RUSH: Daniel in Tyler, Texas, 20 years old. Great to have you on the program, sir. Hello.

CALLER: Hey, Rush, I am an accounting major at the University of Texas at Austin (unintelligible), and thanks for having me on.

RUSH: You bet, sir. Glad to have you here.

CALLER: Well, I just wanted to say something about Barton and the whole shakedown thing. I mean, of course he’s calling it what it is, but the thing I wanted to say was I’m a free market conservative, you know, I voted Republican in almost every election, but I’m just trying to, you know, for the past few years I’ve been fed up with the Republican Party because I just feel like they have no spine. And I just wish that they would have given Barton a little support for calling it what it is. And another thing, I just don’t get why he apologized for what he said because the people in his district in Texas wouldn’t care what he said, you know, they probably support him a hundred percent.

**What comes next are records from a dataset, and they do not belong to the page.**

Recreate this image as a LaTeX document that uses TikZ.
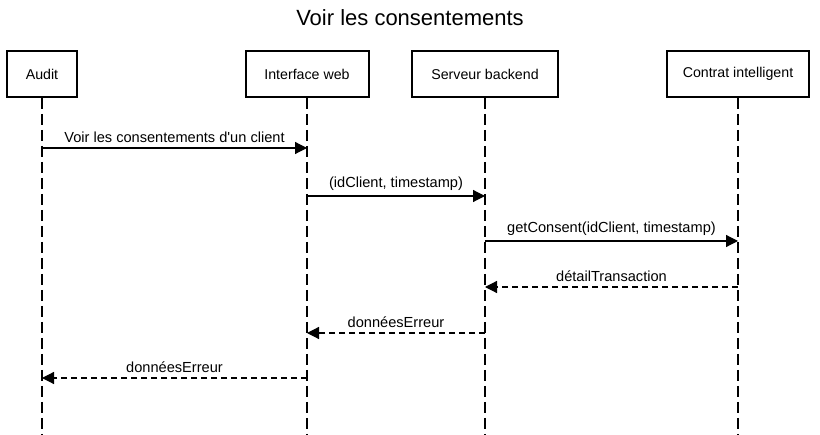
\documentclass[tikz,border=0pt]{standalone}
\usepackage{fontspec}
\setmainfont{Liberation Sans}
\usetikzlibrary{arrows.meta}
\begin{document}
\begin{tikzpicture}[x=1pt,y=-1pt,
  actor/.style={draw,line width=2pt,minimum height=46pt,font=\fontsize{14.2}{16}\selectfont,inner sep=0pt},
  life/.style={line width=1.2pt,dash pattern=on 11pt off 5pt},
  msg/.style={line width=1.2pt,-{Triangle[length=12pt,width=12pt]}},
  ret/.style={msg,dash pattern=on 6pt off 4pt},
  lbl/.style={font=\fontsize{14.6}{16}\selectfont,above=3.5pt,inner sep=1pt}]
\useasboundingbox (0,0) rectangle (820,435);
\node[font=\fontsize{22}{26}\selectfont] (title) at (410,18) {Voir les consentements};
\node[actor,minimum width=70pt] (audit) at (42,74) {Audit};
\node[actor,minimum width=123pt] (web) at (307,74) {Interface web};
\node[actor,minimum width=146pt] (srv) at (485,74) {Serveur backend};
\node[actor,minimum width=142pt] (sc) at (738,74) {Contrat intelligent};
\foreach \n in {audit,web,srv,sc} {
  \coordinate (\n-end) at (\n.south |- 0,435);
  \draw[life] (\n.south) -- (\n-end);
}
\foreach \n/\y/\k in {audit/148/1,web/148/1, web/196/2,srv/196/2, srv/241/3,sc/241/3,
  sc/287/4,srv/287/4, srv/333/5,web/333/5, web/378/6,audit/378/6} {
  \coordinate (\n-m\k) at (\n.south |- 0,\y);
}
\draw[msg] (audit-m1) -- node[lbl] {Voir les consentements d\textquotesingle un client} (web-m1);
\draw[msg] (web-m2) -- node[lbl] {(idClient, timestamp)} (srv-m2);
\draw[msg] (srv-m3) -- node[lbl] {getConsent(idClient, timestamp)} (sc-m3);
\draw[ret] (sc-m4) -- node[lbl] {détailTransaction} (srv-m4);
\draw[ret] (srv-m5) -- node[lbl] {donnéesErreur} (web-m5);
\draw[ret] (web-m6) -- node[lbl] {donnéesErreur} (audit-m6);
\end{tikzpicture}
\end{document}
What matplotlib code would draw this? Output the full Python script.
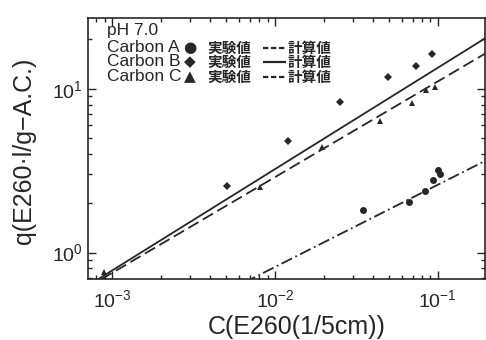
import matplotlib
matplotlib.use("Agg")
import matplotlib.pyplot as plt
from matplotlib.lines import Line2D

plt.rcParams['font.family'] = ['Liberation Sans', 'Noto Sans CJK JP', 'DejaVu Sans']
plt.rcParams['mathtext.fontset'] = 'custom'
plt.rcParams['mathtext.rm'] = 'Liberation Sans'
plt.rcParams['mathtext.it'] = 'Liberation Sans:italic'
plt.rcParams['mathtext.bf'] = 'Liberation Sans:bold'

INK = '#262626'

# Carbon A (circles) experimental
a_x = [0.0347, 0.0664, 0.0832, 0.0931, 0.100, 0.1028]
a_y = [1.82, 2.04, 2.38, 2.77, 3.19, 3.01]
# Carbon B (diamonds) experimental
b_x = [0.00508, 0.0120, 0.0251, 0.0493, 0.0733, 0.0918]
b_y = [2.55, 4.77, 8.34, 11.8, 13.8, 16.3]
# Carbon C (triangles) experimental
c_x = [0.00089, 0.00809, 0.0194, 0.0441, 0.0692, 0.0843, 0.096]
c_y = [0.757, 2.51, 4.39, 6.31, 8.23, 9.86, 10.3]

# calculated lines (end points)
calc_a_x = [0.005, 0.2]
calc_a_y = [0.577, 3.67]
calc_b_x = [0.0007, 0.2]
calc_b_y = [0.624, 20.6]
calc_c_x = [0.0007, 0.2]
calc_c_y = [0.611, 16.6]

# legend block texts
header = 'pH 7.0'
names = ['Carbon A', 'Carbon B', 'Carbon C']
symbols = ['●', '◆', '▲']
exp_label = '実験値'
calc_label = '計算値'
sample_styles = ['dashed', 'solid', 'dashed']

xlim = (7.1e-4, 0.195)
ylim = (0.69, 27)

fig = plt.figure(figsize=(4.86, 3.40), dpi=100)
ax = fig.add_axes([88/486, 1-279/340, (485-88)/486, (279-18)/340])
ax.set_xscale('log')
ax.set_yscale('log')

ax.plot(calc_b_x, calc_b_y, color=INK, lw=1.3, solid_capstyle='butt')
ax.plot(calc_c_x, calc_c_y, color=INK, lw=1.3, dashes=(6.5, 2.8))
ax.plot(calc_a_x, calc_a_y, color=INK, lw=1.3, dashes=(6.5, 2.0, 1.0, 2.0))

ax.plot(a_x, a_y, 'o', color=INK, ms=5, mew=0, linestyle='none')
ax.plot(b_x, b_y, 'D', color=INK, ms=4.3, mew=0, linestyle='none')
ax.plot(c_x, c_y, '^', color=INK, ms=4, mew=0, linestyle='none')

ax.set_xlim(*xlim)
ax.set_ylim(*ylim)

for s in ax.spines.values():
    s.set_linewidth(1.2)
    s.set_color(INK)
ax.tick_params(which='both', direction='in', top=True, right=True,
               color=INK, labelcolor=INK, width=1.0)
ax.tick_params(which='major', length=6, labelsize=14)
ax.tick_params(which='minor', length=3)
ax.tick_params(axis='x', which='major', pad=7)
ax.tick_params(axis='y', which='major', pad=4)

ax.set_xlabel('C(E260(1/5cm))', fontsize=18, color=INK)
ax.set_ylabel('q(E260·l/g−A.C.)', fontsize=18, color=INK)
ax.xaxis.set_label_coords(0.526, -0.137)
ax.yaxis.set_label_coords(-0.13, 0.49)

# annotation block (figure pixel coordinates)
def px(x, y):
    return x/486, 1 - y/340

fs = 12.5
fig.text(*px(107, 31), header, fontsize=fs, color=INK, va='center', ha='left')
for name, sym, style, yy in zip(names, symbols, sample_styles, [47.5, 62, 76.5]):
    fig.text(*px(107, yy), name, fontsize=fs, color=INK, va='center', ha='left')
    fig.text(*px(190, yy), sym, fontsize=fs - 1.5, color=INK, va='center',
             ha='center', family=['DejaVu Sans'])
    fig.text(*px(207, yy), exp_label, fontsize=10.5, color=INK, va='center',
             ha='left', family=['Noto Sans CJK JP'], fontweight='bold')
    x0, y0 = px(263, yy)
    x1, _ = px(286, yy)
    ln = Line2D([x0, x1], [y0, y0], transform=fig.transFigure, color=INK,
                lw=1.6, solid_capstyle='butt')
    if style == 'dashed':
        ln.set_dashes((2.4, 1.2))
    fig.add_artist(ln)
    fig.text(*px(288, yy), calc_label, fontsize=10.5, color=INK, va='center',
             ha='left', family=['Noto Sans CJK JP'], fontweight='bold')

fig.savefig('out.png', dpi=100)
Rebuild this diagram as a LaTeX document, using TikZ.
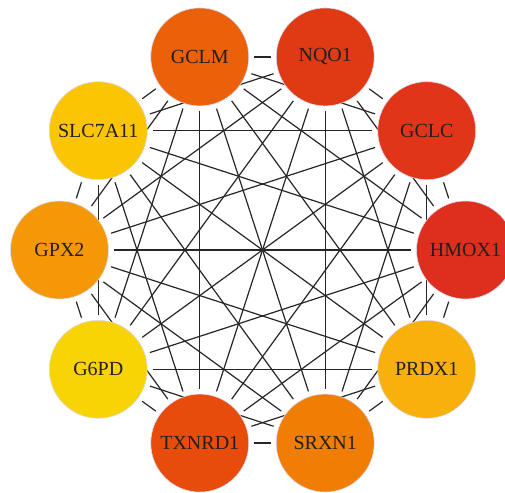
\documentclass[tikz,border=0pt]{standalone}
\usepackage{fontspec}
\setmainfont{Liberation Serif}
\usetikzlibrary{backgrounds}
\definecolor{cHMOX}{HTML}{DE2E1E}
\definecolor{cGCLC}{HTML}{E03519}
\definecolor{cNQO}{HTML}{E03A15}
\definecolor{cGCLM}{HTML}{EB6109}
\definecolor{cSLC}{HTML}{FBC504}
\definecolor{cGPX}{HTML}{F59808}
\definecolor{cGPD}{HTML}{F8D404}
\definecolor{cTXN}{HTML}{E84C0A}
\definecolor{cSRX}{HTML}{F07D04}
\definecolor{cPRD}{HTML}{F8B00A}
\definecolor{rimcol}{HTML}{DCDCF0}
\definecolor{genetext}{HTML}{231F20}
\begin{document}
\begin{tikzpicture}[x=1pt, y=1pt, line join=round, line cap=round, declare function={r=203;},
	gene/.style={circle, minimum size=98pt, inner sep=0pt, draw=rimcol, line width=0.6pt, text=genetext, font=\fontsize{20}{24}\selectfont},
	link/.style={line width=1.2pt, black!85, shorten <=5pt, shorten >=5pt}]
	\useasboundingbox (-262.5,-242) rectangle (242.5,250);
	\foreach \i/\t/\c in {0/HMOX1/cHMOX,1/GCLC/cGCLC,2/NQO1/cNQO,3/GCLM/cGCLM,4/SLC7A11/cSLC,5/GPX2/cGPX,6/G6PD/cGPD,7/TXNRD1/cTXN,8/SRXN1/cSRX,9/PRDX1/cPRD}
	\node[gene, fill=\c] (n\i) at (36*\i:r) {\t};
	\begin{scope}[on background layer]
		\foreach \i in {0,...,8}{
			\pgfmathtruncatemacro\k{\i+1}
			\foreach \j in {\k,...,9}
			\draw[link] (n\i)--(n\j);
		}
	\end{scope}
\end{tikzpicture}
\end{document}
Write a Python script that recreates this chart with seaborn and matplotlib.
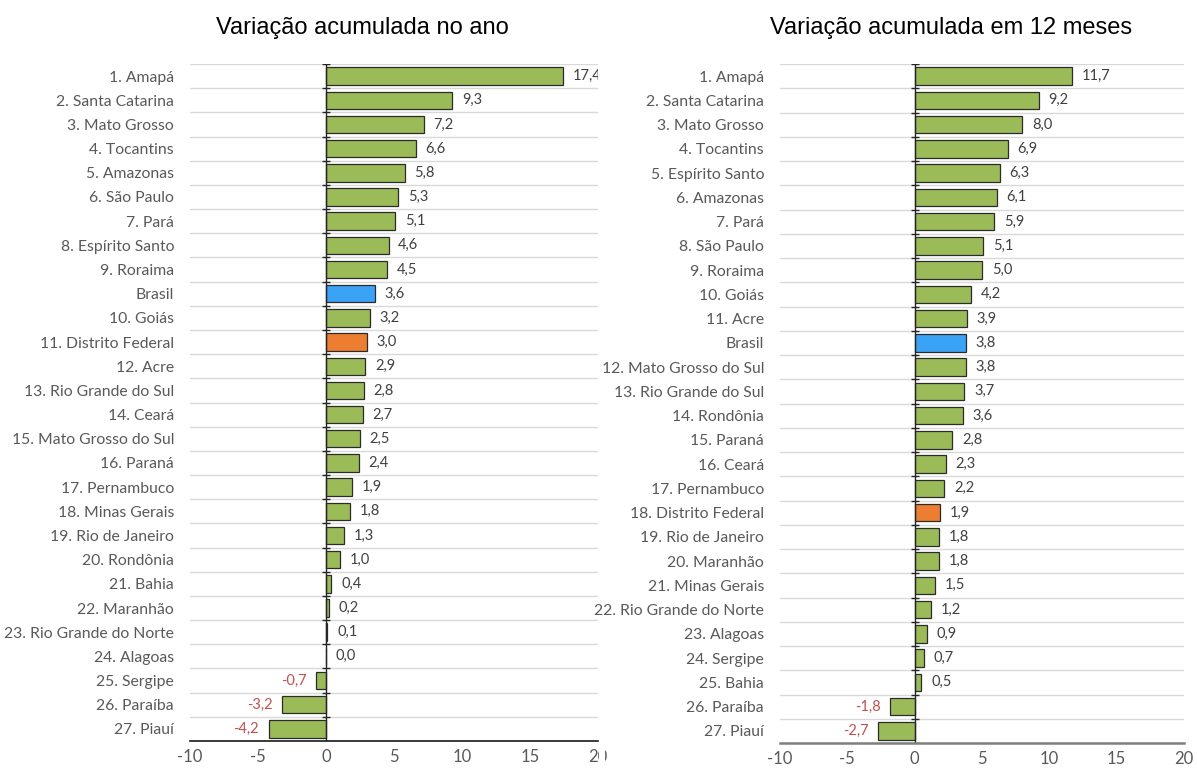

RUSH: Okay. Now, you believe all this, and a lot of other people believe all this, so why do you think he did it? Why do you think the Republicans jumped on him to apologize or to retract the apology, why do you think he did it?

CALLER: You know, I think they are walking on thin ice right now and he thinks they’re still under the big tent philosophy, they’re trying not to scare people away —

RUSH: Well, they’re not walking on thin ice. They think they’re walking on thin ice. But they’re not walking on thin ice. There are a number of factors here. Look, I can only speculate and guess as a highly trained broadcast specialist as well as a well honed political analyst. We’re talking about Republicans inside the Beltway. All you have to do is look at the polling data and the media coverage and find out what they’re going to do. This is not an issue that Republicans want to go to the mattresses on regarding the election. The bottom line is, as I mentioned mere moments ago, that the vast majority of the American people like the shakedown. That’s all you have to know. Sixty percent of the American people are just hacked off at BP like you can’t believe. This issue is the number one issue on people’s minds. The economy is now number one to three to four percent of the people. And so the Republicans do not want to appear to be on the wrong side of this. This to them is not an issue that is a teachable moment. This is something. ‘Let’s not even be heard on this. Let’s just slither away under the rock here and we’ll let Joe Barton get eaten by the Democrat lizards on this and we’ll protect ourselves.’ I mean, this is politics, and it’s one of many reasons why true believers have so much trouble with politics. It’s just that simple and no more complicated than that.

BREAK TRANSCRIPT

RUSH: It’s real simple, folks. It’s all about the Republicans not wanting to give the Democrat National Committee a cheap campaign ad featuring Barton and so forth. Unfortunately, the ill-informed would buy the ad, buy the whole premise. It angers people and frustrates people, especially the young who are in this for the purity of conservatism and they believe elected Republicans are in the same thing. This is one of the problems young people have, on both sides with politics, is that the idealism they attach to it is nowhere near the reality of the people who practice the so-called art of politics.